The Indelible Effect of a Vintage Imprint

The Minor Family Album closes with nine children’s portraits, all of them, but one, local Green County kids photographed by Carmichaels (Pennsylvania) portrait expert, Thomas W. Rogers.

The exception is found in page twenty-three’s head shot of a young girl, taken by Iowan Silas T. Wiggins of Cedar Rapids, in the early eighteen nineties.

To distinguish his work from the other photographers of Linn County, Mr. Wiggins used ivory colored cardstock with rounded corners and gold beveled edges.  A thin brown line borders all four sides, just a hair away from the cabinet card edge, framing both the portrait and Silas Wiggins’ imprint.  That much embellishment was used by many photographers in the years between 1889-1894, however.

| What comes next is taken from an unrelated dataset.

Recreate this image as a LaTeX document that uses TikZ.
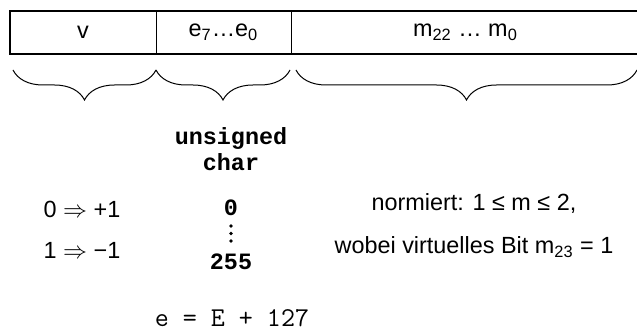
\documentclass[tikz,border=0pt]{standalone}
\usepackage{fontspec}
\setmainfont{Liberation Sans}
\newfontfamily\codefont{Liberation Mono}
\usetikzlibrary{decorations.pathreplacing}

\begin{document}
\begin{tikzpicture}[x=0.5pt, y=-0.5pt]
    \tikzstyle{cell}=[draw,line width=0.5pt,rectangle,minimum height=21.5pt,inner sep=0pt,outer sep=0pt,font=\fontsize{11.7}{14}\selectfont]
    \tikzstyle{label}=[font=\fontsize{11.7}{14}\selectfont,align=center]
    \tikzstyle{code}=[font=\codefont\bfseries\fontsize{11.7}{13}\selectfont,align=center,inner sep=0pt]
    \tikzstyle{bracket}=[draw,line width=0.5pt,decorate,decoration={brace,amplitude=15pt}]

    \useasboundingbox (0,0) rectangle (637,330);

    % the three fields of the float
    \node[cell, minimum width=73pt] (v) at (83, 32.5) {v};
    \node[cell, minimum width=67.5pt] (e) at (223.5, 32.5) {e\textsubscript{7}…e\textsubscript{0}};
    \node[cell, minimum width=174.5pt] (m) at (465.5, 32.5) {m\textsubscript{22} … m\textsubscript{0}};
    \draw[line width=1pt] (v.north west) rectangle (m.south east);

    \coordinate (b1) at (13, 70);
    \coordinate (b2) at (156, 70);
    \coordinate (b3) at (290, 70);
    \coordinate (b4) at (296, 70);
    \coordinate (b5) at (637, 70);
    \path[bracket] (b2) -- (b1);
    \path[bracket] (b3) -- (b2);
    \path[bracket] (b5) -- (b4);

    \node[code] (type) at (231, 149) {unsigned\\char};

    \node[label] (s0) at (82, 209) {0 $\Rightarrow$ +1};
    \node[label] (s1) at (82, 250) {1 $\Rightarrow$ −1};

    \node[code] (e0) at (231, 208) {0};
    \foreach \y in {226, 233.5, 241}
        \fill (231, \y) circle (0.9pt);
    \node[code] (e255) at (231, 262) {255};

    \node[label] (norm) at (474, 204) {normiert: 1 ≤ m ≤ 2,};
    \node[label] (virt) at (474, 247) {wobei virtuelles Bit m\textsubscript{23} = 1};

    \node[font=\ttfamily\fontsize{13.6}{14}\selectfont, inner sep=0pt] (bias) at (232, 318) {e = E + 127};
\end{tikzpicture}
\end{document}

What sets this card apart is the imprint’s logo which, together with the text, describes Silas T. Wiggins in quite some detail.

Cabinet Card Imprint, Silas T. Wiggins, photographer, Cedar Rapids, Iowa, 1889-1994, Unidentified Girl, Minor Family Album, p. 23. Author's Collection

Cabinet Card Imprint, Silas T. Wiggins, photographer, Cedar Rapids, Iowa, 1889-1994, Unidentified Girl, Minor Family Album, p. 23. Author’s Collection.

Upon first examination, this artifact appeared to be a typical Victorian business card incorporated into a commissioned product;  S. T. Wiggins was the creator of the cabinet portrait, and could be found in a studio near the post office in Cedar Rapids, Iowa.  There is something about the coat of arms and the scrolled design that makes me pronounce this information with a flourish, a reaction that I have not had to any other cabinet card imprint. Questions bubbled up in quick succession…what are those groups of letters? that crown thingie? What is the meaning of the circle? What is inside the square?

page 23 blog center imprint

HONI SOIT QUI MAL Y PENSE

This Anglo-Norman phrase–Evil unto him who thinks evil of it–is the motto of the British chivalric Order of the Garter.  At some time in the past few hundred years, this order became associated with Freemasonry.  The words are printed on a garter, which encircles a shield on which are displayed a lion and a harp.  Atop this emblem sits a crown.  The medallion in the Wiggins’ imprint is filled with the symbolism of Freemasonry.  A biography of Silas Wiggins in the History of Linn County, Iowa* confirmed that the photographer had been a Mason, and served as Sir Knight Templar and in the Apollo Commandery.

Freemason membership was important to Silas Wiggins, and from a cursory look at the rest of the Brewer book it would appear that freemasonry was important to much of Linn County’s leadership.  Is it possible that Silas Wiggins included the masonic symbols in his professional imprint to advertise specifically to fellow freemasons?  Did that membership drive business into his studio? I suggest the answer is yes.  At least on one occasion.

The women with a masonic affiliation could join the Order of the Eastern Star, whose emblem was a richly decorated five pointed star.  Each point held a symbol representative of a Biblical queen and a virtue for which she was known.  For example, a scepter and crown represented Esther and the virtue of loyalty. A scepter and crown, like the one seen in this young girl’s necklace.  

I would speculate that this child is a member of the Order of the Eastern Star, and that her parents decided to have a fellow mason capture her image in his Cedar Rapids studio, near the post office, sometime between 1890 and 1892.  Just who she is and how she is related to Mary Jane Gwynne Minor is a story for another day…

Unidentified girl, Silas T. Wiggins, photographer, Cedar Rapids, Iowa, 1890-1892; Minor Family Album, p. 23: Author's Collection.

Unidentified girl, Silas T. Wiggins, photographer, Cedar Rapids, Iowa, 1890-1892; Minor Family Album, p. 23: Author’s Collection.

*Brewer, Luther A.  and Barthinius Wick. The History of Linn County, Iowa, Volume 2, p. 233. The Pioneer Publishing Company: Chicago. 1910.